FDA Panel Nixes 2 Nonhormonal Drugs for Hot Flashes

Fran Lowry

March 04, 2013

The US Food and Drug Administration's (FDA's) expert panel on reproductive health drugs has voted against approval of 2 nonhormonal options for the treatment of moderate to severe vasomotor symptoms resulting from menopause.

Although all panel members of the Advisory Committee for Reproductive Health Drugs agreed that nonhormonal alternatives are truly needed to relieve the hot flashes that make life difficult for many postmenopausal women, they decided to say no to gabapentin 600-mg tablets (Depomed Inc) and paroxetine mesylate 7.5-mg capsules (Noven Therapeutics, LLC).

Gabapentin

In the morning session, the panel voted 12 against and 2 for Depomed's request for gabapentin, clearly stating they were unimpressed by the drug's limited efficacy in controlling hot flashes in light of its adverse cognition and other central nervous system effects.

Kathryn M. Curtis, PhD, from the Centers for Disease Control and Prevention, Atlanta, Georgia, called gabapentin's effect "limited and modest" in explaining her no vote.

"We all understand the huge need for a nonhormonal treatment for [vasomotor symptoms], but approving a drug that has a very modest effect is almost misleading to those women who are really looking for something that is very effective," Dr. Curtis said.

Valerie Montgomery Rice, MD, from Morehouse School of Medicine, Atlanta, echoed her sentiments.

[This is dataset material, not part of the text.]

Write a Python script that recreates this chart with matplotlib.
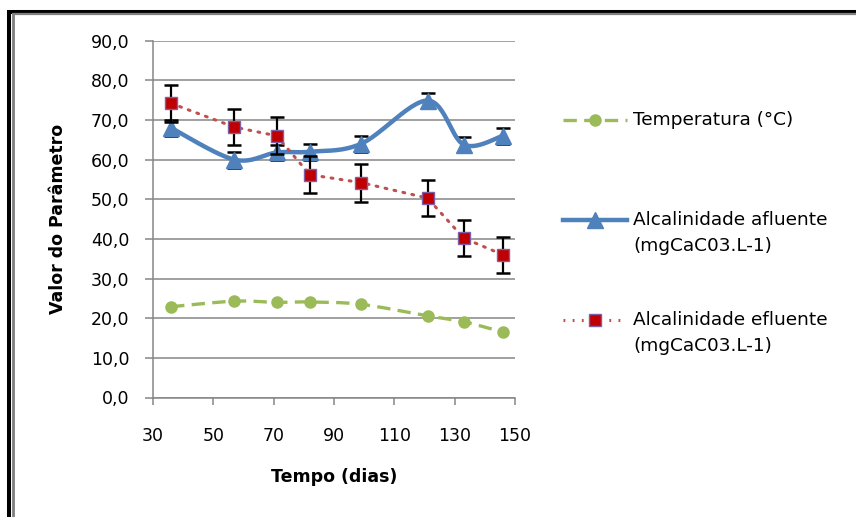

"As much as I would love to have nonhormonal alternatives for women, I'm concerned about the sustainability and the limited efficacy of this product. I'm also concerned about the dizziness and disorientation with this drug. We just have to keep trying," she said.

Linda Keyes, a consumer representative on the panel and 1 of the 2 yes voters on the panel, said the demand and desire for such nonhormonal treatment "is high enough that I fell that a very modest reduction is still acceptable, assuming the risks are known and carefully watched, which I believe they can be."

Keyes added that women are very aware of the risks with gabapentin. "It's all over the Internet. While I don't think that's a justification for approval, I do think it might be a reason for increased guidance and regulation. It might be better just putting gabapentin out there."

Paroxetine Mesylate

In the afternoon, the panel disappointed Noven's hopes by voting 10 to 4 against the company's request for paroxetine mesylate, formulated as low-dose mesylate salt of paroxetine (7.5 mg/day), saying the drug's minimal benefit did not outweigh its risks.

A few concerns also were raised about the drug's safety profile, and in particular its association with suicidal thoughts and osteoporosis.

Julia V. Johnson, MD, from the University of Massachusetts Medical School, Worcester, who was chairperson of the day's committee meeting, said she felt those risks were small and did not appear to be different than the risks seen with more standard doses of paroxetine. "Still, we have very little information about this lower dose. We did see some effect on suicidal ideation, and I was somewhat concerned that there may be a greater effect than seen."

A bigger stumbling block for the panel was the relatively small benefit seen with paroxetine mesylate compared with placebo.

"I voted against recommending approval when I looked at the magnitude of the treatment effect relative to the magnitude of the placebo effect where there is no risk involved," said Daniel L. Gillen, PhD, from the University of California, Irvine.

However, some panel members believed they saw some evidence of benefit with the drug.

"I'm not worried about the safety profile, because it's already an FDA-approved drug. If we are worried, the way to address that is to help women access a lower-dose version," said Eleanor Bimla Schwarz, MD, from the University of Pittsburgh School of Medicine in Pennsylvania.

Richard Bockman, MD, PhD, from the Hospital for Special Surgery in New York City, stated it was time to approve this drug because it was already being commonly used off-label to treat hot flashes.

"I think there is a very small beneficial effect from this drug," he said, explaining his yes vote. "It is widely used and there is wide experience with this drug. This very small dose is probably safe. I think it's time to legitimize its use."

Clifford J. Rosen, MD, from Maine Medical Center Research Institute in Scarborough, voted against recommending approval but said he empathized with the yes voters.

"In some ways, having an indication might allow us to have better surveillance over who is getting this drug and how it is being utilized. Right now, we have very strong difficulty figuring this out," he said.

The FDA is expected to make a decision on gabapentin by May 31 and on Noven's paroxetine mesylate by June 28. The agency does not have to follow the advice of its advisory committees, but it usually does.